NLTK学习（二）

学习所用，如有侵权，立即删除。

词性标注，或POS(Part Of Speech)，是一种分析句子成分的方法，通过它来识别每个词的词性。下面简要列举POS的tagset含意，详细可看nltk.help.brown_tagset()

标记	词性	示例
ADJ	形容词	new, good, high, special, big, local
ADV	动词	really, already, still, early, now
CONJ	连词	and, or, but, if, while, although
DET	限定词	the, a, some, most, every, no
EX	存在量词	there, there’s
MOD	情态动词	will, can, would, may, must, should
NN	名词	year,home,costs,time
NNP	专有名词	April，China，Washington
NUM	数词	fourth，2016, 09:30
PRON	代词	he,they,us
P	介词	on,over,with,of
TO	词to	to
UH	叹词	ah,ha,oops
VB		动词
VBD	动词过去式	made,said,went
VBG	现在分词	going,lying,playing
VBN	过去分词	taken,given,gone
WH	wh限定词	who,where,when,what

使用NLTK进行词性标注：

示例：

import nltk
sent = 'I am going to Wuhan University now'
tokens = nltk.word_tokenize(sent)

taged_sent = nltk.pos_tag(tokens)
print(taged_sent)

运行结果：

[('I', 'PRP'), ('am', 'VBP'), ('going', 'VBG'), ('to', 'TO'), ('Wuhan', 'NNP'), ('University', 'NNP'), ('now', 'RB')]

语料库的已标注数据

语料类提供了下列方法可以返回预标注数据。

方法	说明
tagged_words(fileids,categories)	返回标注数据，以词列表的形式
tagged_sents(fileids,categories)	返回标注数据，以句子列表形式
tagged_paras(fileids,categories)	返回标注数据，以文章列表形式

标注器：

1、默认标注器

最简单的词性标注器将所有的词都标注为名词NN，标注的正确率不是很高，没有很高的价值。

示例：

import nltk
from nltk.corpus import brown

default_tagger = nltk.DefaultTagger('NN')
sents = 'I am going to Wuhan University now.'
print(default_tagger.tag(sents))

tagged_sent = brown.tagged_sents(categories='news')
print(default_tagger.evaluate(tagged_sent))

运行结果：

[('I', 'NN'), (' ', 'NN'), ('a', 'NN'), ('m', 'NN'), (' ', 'NN'), ('g', 'NN'), ('o', 'NN'), ('i', 'NN'), ('n', 'NN'), ('g', 'NN'), (' ', 'NN'), ('t', 'NN'), ('o', 'NN'), (' ', 'NN'), ('W', 'NN'), ('u', 'NN'), ('h', 'NN'), ('a', 'NN'), ('n', 'NN'), (' ', 'NN'), ('U', 'NN'), ('n', 'NN'), ('i', 'NN'), ('v', 'NN'), ('e', 'NN'), ('r', 'NN'), ('s', 'NN'), ('i', 'NN'), ('t', 'NN'), ('y', 'NN'), (' ', 'NN'), ('n', 'NN'), ('o', 'NN'), ('w', 'NN'), ('.', 'NN')]
0.13089484257215028

从上述结果可以看出，默认标注器将所有词标注为名词NN的准确率较低，只有13.08%。

基于规则的标注器：

使用规则可以提高标注器的准确率，比如对于ing结尾则柡注为VG，ed结尾则标注为VD。

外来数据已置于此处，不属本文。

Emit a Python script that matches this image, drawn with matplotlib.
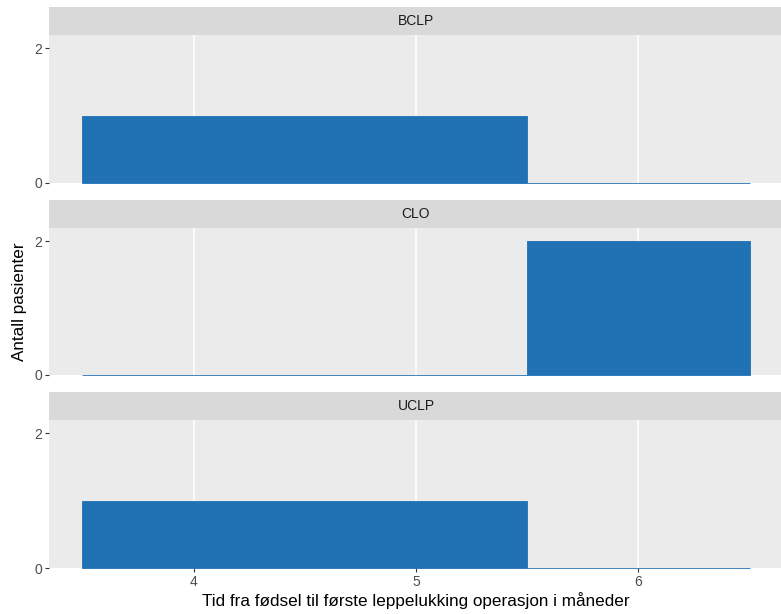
import matplotlib
matplotlib.use('Agg')
import matplotlib.pyplot as plt

# ── data ──
groups     = ['BCLP', 'CLO', 'UCLP']
bin_left   = [3.5, 5.5]
bin_width  = [2.0, 1.0]
counts     = {'BCLP': [1, 0], 'CLO': [0, 2], 'UCLP': [1, 0]}
x_ticks    = [4, 5, 6]
y_ticks    = [0, 2]

C_BAR   = '#2171b5'
C_PANEL = '#EBEBEB'
C_STRIP = '#D9D9D9'
C_TICK  = '#4D4D4D'

plt.rcParams['font.family'] = ['Liberation Sans', 'DejaVu Sans']

W, H = 781, 614
fig = plt.figure(figsize=(W / 100, H / 100), dpi=100)

# pixel layout (top of strip, top of panel, bottom of panel)
rows = [(7, 35, 183), (200, 228, 375), (392, 420, 568)]
left, right = 49, 783

for g, (s_top, p_top, p_bot) in zip(groups, rows):
    ax = fig.add_axes([left / W, 1 - p_bot / H, (right - left) / W, (p_bot - p_top) / H])
    ax.set_facecolor(C_PANEL)
    for s in ax.spines.values():
        s.set_visible(False)
    ax.bar(bin_left, counts[g], width=bin_width, align='edge',
           color=C_BAR, edgecolor=C_BAR, linewidth=0.6, zorder=3, clip_on=False)
    ax.set_xlim(3.35, 6.65)
    ax.set_ylim(0, 2.2)
    ax.set_xticks(x_ticks)
    ax.set_yticks(y_ticks)
    ax.grid(axis='x', color='white', linewidth=1.1, zorder=1)
    ax.tick_params(colors='#333333', labelcolor=C_TICK, labelsize=10,
                   length=3, width=0.8, pad=2)
    if g != groups[-1]:
        ax.tick_params(axis='x', bottom=False, labelbottom=False)

    # facet strip
    sax = fig.add_axes([left / W, 1 - p_top / H, (right - left) / W, (p_top - s_top) / H])
    sax.set_facecolor(C_STRIP)
    sax.set_xticks([])
    sax.set_yticks([])
    for s in sax.spines.values():
        s.set_visible(False)
    sax.text((416 - left) / (right - left), 0.5, g, transform=sax.transAxes,
             ha='center', va='center', fontsize=10, color='#1A1A1A')

fig.text(416 / W, 1 - 601 / H, 'Tid fra fødsel til første leppelukking operasjon i måneder',
         ha='center', va='center', fontsize=12.3, color='black')
fig.text(20 / W, 1 - 302 / H, 'Antall pasienter', rotation=90,
         ha='center', va='center', fontsize=12.3, color='black')

fig.savefig('out.png', dpi=100, facecolor='white')
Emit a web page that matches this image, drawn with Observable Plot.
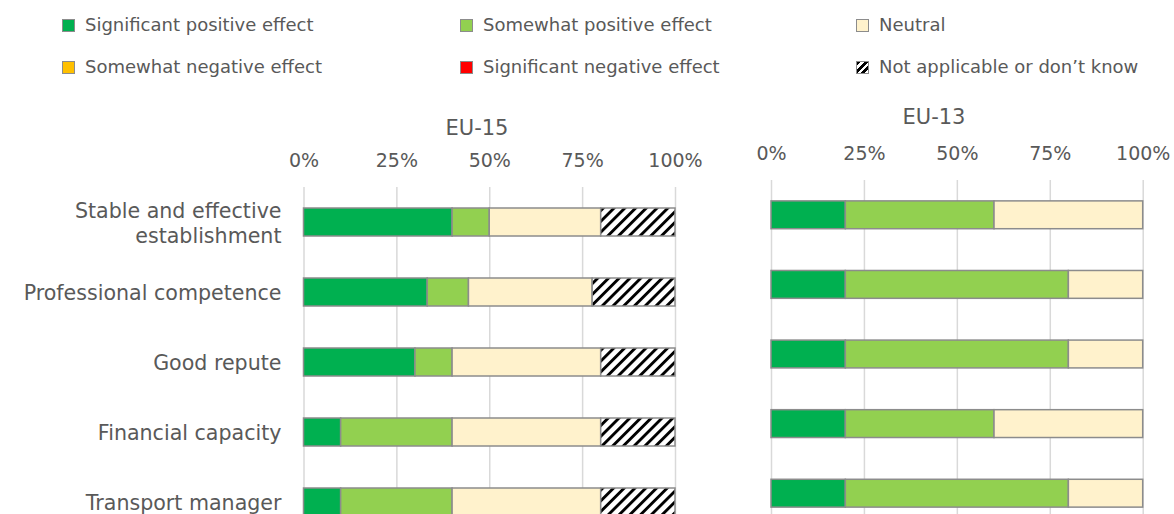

可以通过正则表达式标注器实现。

示例：

import nltk
from nltk.corpus import brown

pattern = [
    (r'.*ing$', 'VBG'),
    (r'.*ed$', 'VBD'),
    (r'.*es$', 'VBZ'),
    (r'.*\'s$', 'NN$'),
    (r'.*s$', 'NNS'),
    (r'.*', 'NN'),  # 未标注的仍为NN
]
sents = 'I am going to Wuhan University.'

tagger = nltk.RegexpTagger(pattern)

print(tagger.tag(nltk.word_tokenize(sents)))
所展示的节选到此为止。